Je raisonne et déraisonne sans doute, écrivant tout cela ; mais peu importe.

Je ne cherche pas à enlaidir la vie ni la rendre plus belle. Je cherche à associer art et vie. Il n’y a pas pour moi de grand art et de petit art. Je cherche à dire que ma vie est mon art, et vice et versa. Et cet art n’admet ni dieu ni aucune régulation, et par conséquent aucune raison, ou idées de la raison qui viendrait le « corseter ». Quand je dis qu’un paysage est beau, cela relève d’une évidence sensible ; quand je dis et je crois qu’une chose que je crée est achevée (complète, ou répondant à une sorte de minimum de beauté ressentie ; je ne recherche pas une hypothétique définition de l’achèvement ou de la beauté), c’est que je le sens dans mes os (encore une évidence sensible). Cela semble indéfinissable, donc non-universalisable ? Peut-être. Mais peut-être pas. Qu’en sais-je ?

Novalis aurait écrit (cité par Martin Legros, dans PM no 70) que « la poésie voit l’invisible, sent le non-sensible » quand le poète « ordonne, fusionne, invente sans comprendre lui-même pourquoi il fait ainsi et pas autrement ».

Schelling aurait écrit (idem Legros) que « l’œuvre d’art seul réfléchit ce qui ne saurait être réfléchi autrement ».

Mon idée là-dessus n’est pas complexe. Elle est même modeste. Je ne différencie pas l’art de la vie. L’art réfléchit ma vie, et vice et versa. Bien sûr, posé ainsi, cela paraît un peu simpliste. Mais cela me plaît de penser ma vie comme une poésie et de vivre ainsi. Comme ma vie ne peut se réduire à sa dimension matérielle (métro-boulot-dodo), cela semble si évident, j’aime croire qu’il peut en être ainsi quand je lis cet incroyable explication de Heidegger à propos d’un tableau de Van Gogh, intitulé « Vieux souliers aux lacets » (lire p . 63 dans PM no 70).

J’en ai contre la volonté de vouloir à tout prix… je veux vouloir non.

Je me permets de paraphraser cette explication (de ce qu’il voit dans ces souliers)... et j’ajoute ceci...

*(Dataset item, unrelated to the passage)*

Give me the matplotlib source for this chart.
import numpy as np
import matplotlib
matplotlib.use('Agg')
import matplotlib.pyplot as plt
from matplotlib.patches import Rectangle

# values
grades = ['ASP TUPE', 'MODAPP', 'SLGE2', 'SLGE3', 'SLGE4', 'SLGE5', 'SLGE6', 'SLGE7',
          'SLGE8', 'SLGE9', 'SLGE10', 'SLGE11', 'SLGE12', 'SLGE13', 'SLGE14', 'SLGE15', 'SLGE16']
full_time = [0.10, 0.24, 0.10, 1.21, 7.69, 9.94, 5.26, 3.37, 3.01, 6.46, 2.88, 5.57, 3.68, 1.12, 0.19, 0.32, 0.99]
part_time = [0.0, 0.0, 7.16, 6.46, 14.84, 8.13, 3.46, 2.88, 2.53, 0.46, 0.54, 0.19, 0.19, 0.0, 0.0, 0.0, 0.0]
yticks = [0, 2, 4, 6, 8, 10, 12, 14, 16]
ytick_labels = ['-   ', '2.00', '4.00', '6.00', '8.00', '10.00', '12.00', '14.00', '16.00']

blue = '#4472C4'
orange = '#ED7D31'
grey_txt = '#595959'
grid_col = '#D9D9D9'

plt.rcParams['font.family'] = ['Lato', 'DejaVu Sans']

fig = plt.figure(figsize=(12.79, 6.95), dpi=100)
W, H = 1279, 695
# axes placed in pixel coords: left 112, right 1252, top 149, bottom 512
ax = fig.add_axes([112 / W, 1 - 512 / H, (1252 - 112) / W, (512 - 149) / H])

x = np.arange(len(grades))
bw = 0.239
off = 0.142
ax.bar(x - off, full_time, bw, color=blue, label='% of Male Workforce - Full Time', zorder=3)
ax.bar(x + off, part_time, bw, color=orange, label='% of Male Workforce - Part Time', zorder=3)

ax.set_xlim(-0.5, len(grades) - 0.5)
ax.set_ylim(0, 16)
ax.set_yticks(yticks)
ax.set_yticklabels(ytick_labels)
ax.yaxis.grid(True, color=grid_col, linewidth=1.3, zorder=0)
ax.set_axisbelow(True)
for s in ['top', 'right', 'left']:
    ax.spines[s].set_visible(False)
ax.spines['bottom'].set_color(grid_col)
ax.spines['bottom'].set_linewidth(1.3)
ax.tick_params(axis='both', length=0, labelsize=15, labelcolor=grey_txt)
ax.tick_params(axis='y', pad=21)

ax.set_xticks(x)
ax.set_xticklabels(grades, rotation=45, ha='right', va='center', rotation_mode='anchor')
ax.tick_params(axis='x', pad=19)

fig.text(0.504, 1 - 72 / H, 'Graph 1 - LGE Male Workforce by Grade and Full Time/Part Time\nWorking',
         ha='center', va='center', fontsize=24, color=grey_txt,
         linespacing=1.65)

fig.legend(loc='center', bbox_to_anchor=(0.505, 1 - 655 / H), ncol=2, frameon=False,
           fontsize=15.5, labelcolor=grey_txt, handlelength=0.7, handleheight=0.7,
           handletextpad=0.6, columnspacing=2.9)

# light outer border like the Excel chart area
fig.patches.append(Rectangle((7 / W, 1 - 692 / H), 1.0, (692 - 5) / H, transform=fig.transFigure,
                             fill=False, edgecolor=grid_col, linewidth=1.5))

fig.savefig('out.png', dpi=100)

Ainsi, quand je me pose cette question : « Qu’y a-t-il à voir dans ma vie » ? Je réponds :  « c’est ce qui se trouve dans l’obscure intimité, dans la rude et solide pesanteur, dans l’appel silencieux, le secret, la muette inquiétude, la joie silencieuse, l’angoisse imminente, le frémissement... de mon labeur quotidien ». Cette réponse est inspirée, je ne peux définir mieux ma vie, et je crois bien que c’est ma vérité. Il n’y a ainsi aucun modèle extérieur qui définisse ma vie, ni aucun instrument de mesure, ni cadrage ni règles prédéfinis qui la montreraient. Elle est comme la nature, in-représentable, in-définissable... au-delà d’un discours philosophique ou poétique, si cela est même possible.

Maîtriser les codes et règles extérieures de la vie pour mieux les transgresser n’est pas « ma tasse de thé ». Je préfère vivre ma vie hors cadre et hors normes... et comme ces « vieux souliers aux lacets » me l’ont, par analogie, révélée.

J’en ai contre la volonté de vouloir à tout prix... je veux vouloir non.